Teknik elemanlar savaşına dikkat
Bugünkü yazımın konusunu ve başlığını ‘Yerel seçimler ve Meclis Başkanlığı’ şeklinde belirlemiştim. Bu çerçevede Meclis Başkanı Binali Yıldırım’ın İstanbul Büyükşehir Belediye Başkan Adaylığı ve yeni dönem Meclis Başkanlığı üzerine yazacaktım. Çünkü Cumhurbaşkanlığı Sisteminde hale yasamanın etkinliği ile ilgili hazırlıkların olduğunu biliyorum ama somutlaşan bir gelişme olmadı. Cumhurbaşkanlığı Sistemi bugüne kadar dünyada gelmiş geçmiş en güzel yönetim modeli olmaya adaydır. Fakat kurumsal yapıları doğru inşa edilmez ayakları eksik kalırsa da yürümesi çok zor bir sistemdir. Onun içinde iki önemli ayağı yasama ve yürütmenin kurumsal yapıları dengeli kurulması kaçınılmazdır. Yürütmenin gölgesinde yasama, yasamanın gölgesinde yürütme Cumhurbaşkanlığı Sisteminin en büyük handikabı olur.
Bugün Cumhurbaşkanı Recep Tayyip Erdoğan’ın şahsi özelliklerinden ve iradesinden dolayı bu sistemin yürütme ayağı bugün için çok sağlamdır. Ve tamamlanmak üzeredir. Fakat yasama ağayı Türkiye Büyük Millet Meclis’i(TBMM) için aynı durumu söylemek zordur. Şu çok net bir durumdur Cumhurbaşkanı ile Meclis Başkanı biri yürütmede diğeri yasamada çok güçlü olmak zorundadır.

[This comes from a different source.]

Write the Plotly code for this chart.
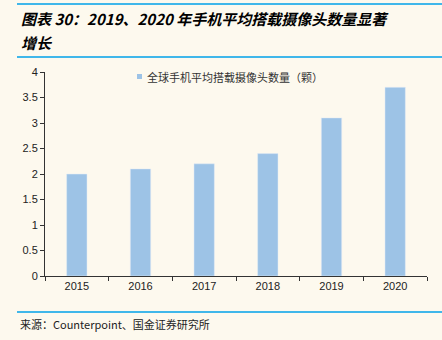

Hızlı şekilde Meclis’in görev alanına giren yasama konularında yürütmeden ayrı milletin, ülkenin ve devletin ihtiyaçlarını tespit edebileceği mekanizmaları, kurumsal yapıları oluşturması gerekmektedir. Bunun içinde güçlü Meclis Başkanı kaçınılmazdır. Bana çok kızılacak ama yazmakta da yarar görüyorum. Yeni dönem Meclis Başkanı kesinlikle güçlü bir isim olmalıdır. Bu kapsam da Cumhur ittifakını oluşturan partilerden birinin Genel Başkanı Cumhur Başkanı’dır diğer partinin Genel Başkanı’da Meclis Başkanı olmalıdır. Bu notu düşmeden edemeyeceğim.
Gelelim yazının başlığına. Bütün yetkilileri uyarıyorum. Son günlerde çok aşırı derecede özellikle yazılım ve savunma sanayi alanında yetişmiş elemanlar -ki büyük bölümü halen devam eden projelerde çalışmaktadır- yurtdışına transfer oluyorlar. Özellikle Hollanda ve Romanya gibi ülkelere. Sosyal medya gruplarında bununla ilgili enteresan paylaşımlar ve uyarılar var.
Şu unutulmasın dünya kurulup devletler şeklinde yönetildiği günden bu yana adı pek bilinmeyen bir savaş vardır. Bu savaşın adı “Teknik elemanlar savaşıdır” Osmanlının yükselişi de, çöküşü de bu savaşın kayıp edilmesi veya kazanılmasına bağlıdır. Fatih, teknik elemanlar savaşını baştan kazanmasaydı İstanbul’u fethedemezdi.
Kendi silahımızı, kendi teknolojimizi geliştirdiğimiz bugünlerde elimizdeki yetişmiş elemanları neden ne olursa olsun yurtdışına kaçırıyorsak bunun faturası Türkiye’ye çok ağır olur. Adam 10-15 bin lira maaş alırken 5-6 bin Euro maaşla yurtdışına gidiyorsa burada yönetimde, üst amirlerinde, göreve getirilen yöneticilerde büyük sıkıntı vardır. Çünkü gittiği yerden alacağı maaş buradaki maddi imkânlar kadar avantaj sağlamayacaktır. TAİ’ de, Aselsan’da, TÜBİTAK’ta ve devlete özel sipariş yapmakta olan firmalardaki teknik elemanların rahatsızlığı ve bu rahatsızlıktan doğan nedenlerin çok acil giderilmesi gerekmektedir. Aynı şey yazılım sektöründe de geçerlidir. Devletin Microsoft tekelciliğini bırakmaması halinde yazılım sektörü tamamen bitecektir.